My friend Gerry Nicholls used to be vice president of the National Citizens Coalition - the grassroots Canadian conservative organization once headed by Stephen Harper himself. Now an important independent media commentator, Gerry dissents from my basically positive view of the Canadian election results:

I think you are overplaying Harper's victory.
 
Yes, he won an increased minority but he didn't win that decisive victory he needed to bury the Liberals.
 
And indeed, this was his best shot to do that.
 
He called the election to suit his timing (even though he broke the spirit of his own fixed election date law), he had tons more money than the Liberals, the Liberals were pushing an unpopular carbon tax scheme and even the financial panic should have played well for him because Canadian voters consider Tories better economic managers.
 
And of course, his big secret weapon was Stephane Dion — the worst Liberal leader in more than 100 years.
 
Yet despite having all the stars aligned in his favour, he failed to win a majority.

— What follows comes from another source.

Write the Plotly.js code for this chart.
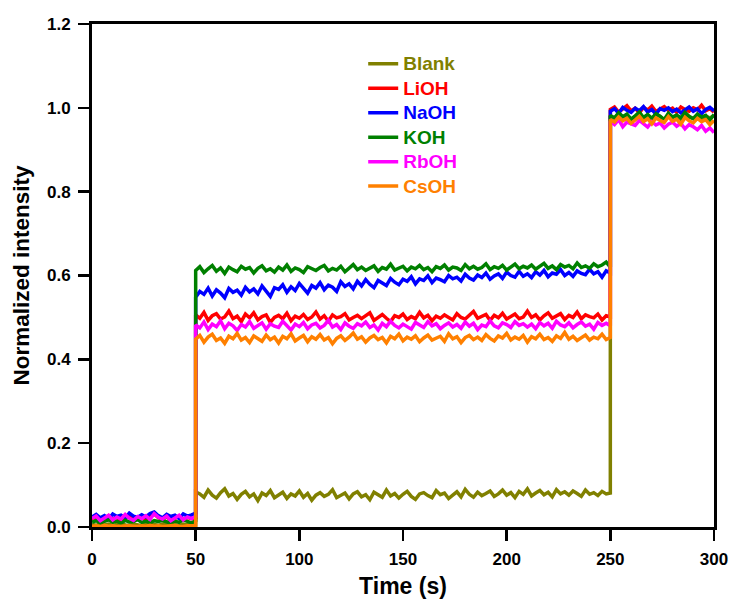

What's worse, he was rebuffed in Quebec despite two years of pandering to nationalist voters.
 
Next time, the Liberals will be back with a new leader and the Tories will have endured possibly two years of recession — which means get ready for Prime Minister Bob Rae.
 
Also to say this was a victory for the "centre right" is a stretch.
 
The Tories have done precious little in the last two years to qualify as a true conservative government. In fact, during the election they flip flopped on two issues that might be considered conservative: arts funding cuts and Afghanistan.
 
In other words, Tuesday's election will be remembered as the "high water mark" for the Harper Tories.
 
From here on it's going to be downhill.
 
I just hope they use their last year of effective power to do some good stuff.